PROBLEM TO SOLVE
Up to and including the line with "0.83, 0.89, 0.947];", write out the listing from its first line, minus the pictures.

** Start **

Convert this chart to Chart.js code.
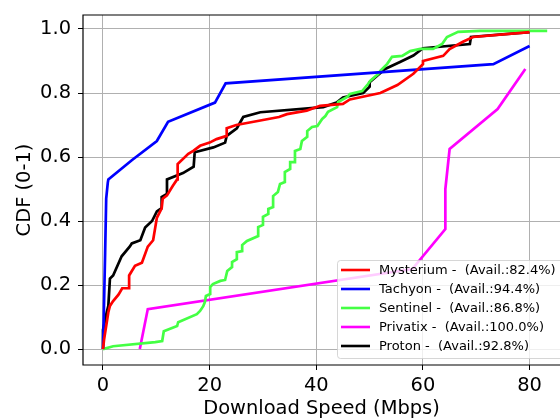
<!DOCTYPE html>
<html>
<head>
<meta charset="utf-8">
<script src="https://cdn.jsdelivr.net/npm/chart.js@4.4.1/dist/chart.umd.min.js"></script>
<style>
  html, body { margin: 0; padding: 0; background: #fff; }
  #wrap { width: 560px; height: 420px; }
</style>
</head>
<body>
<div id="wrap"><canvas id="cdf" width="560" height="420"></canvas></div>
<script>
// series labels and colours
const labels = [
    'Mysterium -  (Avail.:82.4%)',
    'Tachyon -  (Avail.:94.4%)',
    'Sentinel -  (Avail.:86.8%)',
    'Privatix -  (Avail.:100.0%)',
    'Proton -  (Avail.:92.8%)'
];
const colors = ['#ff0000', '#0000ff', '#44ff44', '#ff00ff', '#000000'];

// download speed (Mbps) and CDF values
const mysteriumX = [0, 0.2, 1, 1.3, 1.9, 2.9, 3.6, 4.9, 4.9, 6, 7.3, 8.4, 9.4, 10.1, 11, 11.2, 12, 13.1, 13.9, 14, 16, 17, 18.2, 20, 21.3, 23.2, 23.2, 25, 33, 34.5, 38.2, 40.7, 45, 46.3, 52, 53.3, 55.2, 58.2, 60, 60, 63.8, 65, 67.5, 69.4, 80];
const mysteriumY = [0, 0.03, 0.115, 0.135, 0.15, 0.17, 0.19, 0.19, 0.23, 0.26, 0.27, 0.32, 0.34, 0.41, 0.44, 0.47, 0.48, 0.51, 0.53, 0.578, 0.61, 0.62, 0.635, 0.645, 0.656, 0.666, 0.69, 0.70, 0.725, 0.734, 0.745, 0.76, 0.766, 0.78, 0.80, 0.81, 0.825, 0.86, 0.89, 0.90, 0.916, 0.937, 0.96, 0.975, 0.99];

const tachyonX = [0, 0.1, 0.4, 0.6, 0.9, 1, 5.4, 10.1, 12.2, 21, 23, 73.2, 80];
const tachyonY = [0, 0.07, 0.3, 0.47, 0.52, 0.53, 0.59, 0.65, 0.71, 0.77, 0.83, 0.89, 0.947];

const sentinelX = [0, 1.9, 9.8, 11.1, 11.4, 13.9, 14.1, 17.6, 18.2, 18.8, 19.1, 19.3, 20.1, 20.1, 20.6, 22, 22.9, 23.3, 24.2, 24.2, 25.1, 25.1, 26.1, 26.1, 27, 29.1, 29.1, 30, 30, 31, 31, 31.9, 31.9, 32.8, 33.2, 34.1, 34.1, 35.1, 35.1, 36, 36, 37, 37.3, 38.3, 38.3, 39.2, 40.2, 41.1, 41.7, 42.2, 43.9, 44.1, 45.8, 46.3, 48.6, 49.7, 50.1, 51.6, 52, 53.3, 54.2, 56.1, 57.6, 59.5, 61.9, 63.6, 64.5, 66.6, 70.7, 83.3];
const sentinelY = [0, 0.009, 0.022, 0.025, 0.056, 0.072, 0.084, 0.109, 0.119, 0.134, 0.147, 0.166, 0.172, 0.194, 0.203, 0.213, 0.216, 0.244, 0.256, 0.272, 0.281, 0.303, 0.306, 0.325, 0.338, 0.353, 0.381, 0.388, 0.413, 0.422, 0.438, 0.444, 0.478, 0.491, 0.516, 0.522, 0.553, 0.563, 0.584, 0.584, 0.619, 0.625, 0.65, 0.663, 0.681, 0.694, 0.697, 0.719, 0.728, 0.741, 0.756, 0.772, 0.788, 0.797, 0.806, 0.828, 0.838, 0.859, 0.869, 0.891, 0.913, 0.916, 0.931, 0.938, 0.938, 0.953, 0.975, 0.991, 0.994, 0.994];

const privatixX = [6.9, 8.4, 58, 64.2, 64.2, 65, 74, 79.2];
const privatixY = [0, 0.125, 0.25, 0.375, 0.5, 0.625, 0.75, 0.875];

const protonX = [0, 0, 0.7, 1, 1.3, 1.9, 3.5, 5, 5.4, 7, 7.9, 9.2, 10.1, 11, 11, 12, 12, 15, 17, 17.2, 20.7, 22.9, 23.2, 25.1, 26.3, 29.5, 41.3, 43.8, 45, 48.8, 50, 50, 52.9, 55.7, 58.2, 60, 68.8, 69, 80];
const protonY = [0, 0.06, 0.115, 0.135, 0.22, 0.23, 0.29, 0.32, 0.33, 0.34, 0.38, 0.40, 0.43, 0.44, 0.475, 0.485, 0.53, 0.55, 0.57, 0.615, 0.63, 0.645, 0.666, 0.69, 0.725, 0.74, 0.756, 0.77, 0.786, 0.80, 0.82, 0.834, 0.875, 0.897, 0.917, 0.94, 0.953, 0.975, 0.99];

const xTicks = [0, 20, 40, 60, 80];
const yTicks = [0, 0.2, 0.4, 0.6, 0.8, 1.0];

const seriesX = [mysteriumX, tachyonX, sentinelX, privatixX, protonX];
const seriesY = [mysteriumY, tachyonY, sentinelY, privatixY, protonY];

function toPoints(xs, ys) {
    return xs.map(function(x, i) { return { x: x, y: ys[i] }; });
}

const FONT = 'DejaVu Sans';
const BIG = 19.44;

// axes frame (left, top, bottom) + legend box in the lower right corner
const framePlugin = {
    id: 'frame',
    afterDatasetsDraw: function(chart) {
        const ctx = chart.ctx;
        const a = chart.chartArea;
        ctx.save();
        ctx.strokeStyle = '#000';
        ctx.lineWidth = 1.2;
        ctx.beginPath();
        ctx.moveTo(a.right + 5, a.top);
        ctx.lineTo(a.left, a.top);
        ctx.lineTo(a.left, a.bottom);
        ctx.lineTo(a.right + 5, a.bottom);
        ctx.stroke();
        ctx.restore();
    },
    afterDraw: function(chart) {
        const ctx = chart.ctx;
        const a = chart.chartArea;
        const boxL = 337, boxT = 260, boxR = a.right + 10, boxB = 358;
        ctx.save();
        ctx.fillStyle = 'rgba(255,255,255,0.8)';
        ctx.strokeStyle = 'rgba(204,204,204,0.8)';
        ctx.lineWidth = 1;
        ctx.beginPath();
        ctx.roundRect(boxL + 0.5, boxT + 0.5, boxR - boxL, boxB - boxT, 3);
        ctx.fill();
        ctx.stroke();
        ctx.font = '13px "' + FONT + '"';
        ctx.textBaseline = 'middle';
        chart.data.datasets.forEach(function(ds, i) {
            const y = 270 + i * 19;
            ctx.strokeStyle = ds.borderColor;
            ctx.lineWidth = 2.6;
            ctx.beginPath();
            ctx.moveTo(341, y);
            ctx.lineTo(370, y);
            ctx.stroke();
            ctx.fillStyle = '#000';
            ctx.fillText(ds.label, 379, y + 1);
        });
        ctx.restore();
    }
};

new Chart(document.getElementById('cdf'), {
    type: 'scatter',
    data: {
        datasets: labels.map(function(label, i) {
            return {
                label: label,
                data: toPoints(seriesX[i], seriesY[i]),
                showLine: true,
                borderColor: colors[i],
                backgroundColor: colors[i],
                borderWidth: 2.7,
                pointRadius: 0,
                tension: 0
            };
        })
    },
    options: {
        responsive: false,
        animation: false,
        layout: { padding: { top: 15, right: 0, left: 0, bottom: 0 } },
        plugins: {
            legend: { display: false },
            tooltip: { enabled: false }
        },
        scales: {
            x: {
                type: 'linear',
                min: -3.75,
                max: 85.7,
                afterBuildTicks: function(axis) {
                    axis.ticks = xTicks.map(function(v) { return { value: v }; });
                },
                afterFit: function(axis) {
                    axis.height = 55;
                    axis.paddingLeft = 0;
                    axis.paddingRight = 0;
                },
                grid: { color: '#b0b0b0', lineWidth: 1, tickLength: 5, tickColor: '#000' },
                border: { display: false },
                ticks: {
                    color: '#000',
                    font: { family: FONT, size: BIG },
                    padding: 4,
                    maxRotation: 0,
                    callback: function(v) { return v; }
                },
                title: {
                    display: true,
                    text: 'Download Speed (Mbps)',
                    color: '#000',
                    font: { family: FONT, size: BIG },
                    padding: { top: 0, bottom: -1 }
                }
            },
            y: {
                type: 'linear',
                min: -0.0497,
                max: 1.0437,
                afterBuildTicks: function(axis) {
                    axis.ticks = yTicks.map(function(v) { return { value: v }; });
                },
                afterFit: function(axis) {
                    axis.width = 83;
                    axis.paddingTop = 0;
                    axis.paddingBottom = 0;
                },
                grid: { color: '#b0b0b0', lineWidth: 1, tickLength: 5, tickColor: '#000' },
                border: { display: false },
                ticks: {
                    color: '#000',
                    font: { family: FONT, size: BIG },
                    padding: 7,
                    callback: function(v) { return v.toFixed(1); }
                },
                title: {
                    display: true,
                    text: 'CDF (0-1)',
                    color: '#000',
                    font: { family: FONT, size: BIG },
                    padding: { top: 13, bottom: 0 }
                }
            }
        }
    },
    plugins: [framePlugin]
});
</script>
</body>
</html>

** End **

TASK RESPONSE
Convert this chart to Chart.js code.
<!DOCTYPE html>
<html>
<head>
<meta charset="utf-8">
<script src="https://cdn.jsdelivr.net/npm/chart.js@4.4.1/dist/chart.umd.min.js"></script>
<style>
  html, body { margin: 0; padding: 0; background: #fff; }
  #wrap { width: 560px; height: 420px; }
</style>
</head>
<body>
<div id="wrap"><canvas id="cdf" width="560" height="420"></canvas></div>
<script>
// series labels and colours
const labels = [
    'Mysterium -  (Avail.:82.4%)',
    'Tachyon -  (Avail.:94.4%)',
    'Sentinel -  (Avail.:86.8%)',
    'Privatix -  (Avail.:100.0%)',
    'Proton -  (Avail.:92.8%)'
];
const colors = ['#ff0000', '#0000ff', '#44ff44', '#ff00ff', '#000000'];

// download speed (Mbps) and CDF values
const mysteriumX = [0, 0.2, 1, 1.3, 1.9, 2.9, 3.6, 4.9, 4.9, 6, 7.3, 8.4, 9.4, 10.1, 11, 11.2, 12, 13.1, 13.9, 14, 16, 17, 18.2, 20, 21.3, 23.2, 23.2, 25, 33, 34.5, 38.2, 40.7, 45, 46.3, 52, 53.3, 55.2, 58.2, 60, 60, 63.8, 65, 67.5, 69.4, 80];
const mysteriumY = [0, 0.03, 0.115, 0.135, 0.15, 0.17, 0.19, 0.19, 0.23, 0.26, 0.27, 0.32, 0.34, 0.41, 0.44, 0.47, 0.48, 0.51, 0.53, 0.578, 0.61, 0.62, 0.635, 0.645, 0.656, 0.666, 0.69, 0.70, 0.725, 0.734, 0.745, 0.76, 0.766, 0.78, 0.80, 0.81, 0.825, 0.86, 0.89, 0.90, 0.916, 0.937, 0.96, 0.975, 0.99];

const tachyonX = [0, 0.1, 0.4, 0.6, 0.9, 1, 5.4, 10.1, 12.2, 21, 23, 73.2, 80];
const tachyonY = [0, 0.07, 0.3, 0.47, 0.52, 0.53, 0.59, 0.65, 0.71, 0.77, 0.83, 0.89, 0.947];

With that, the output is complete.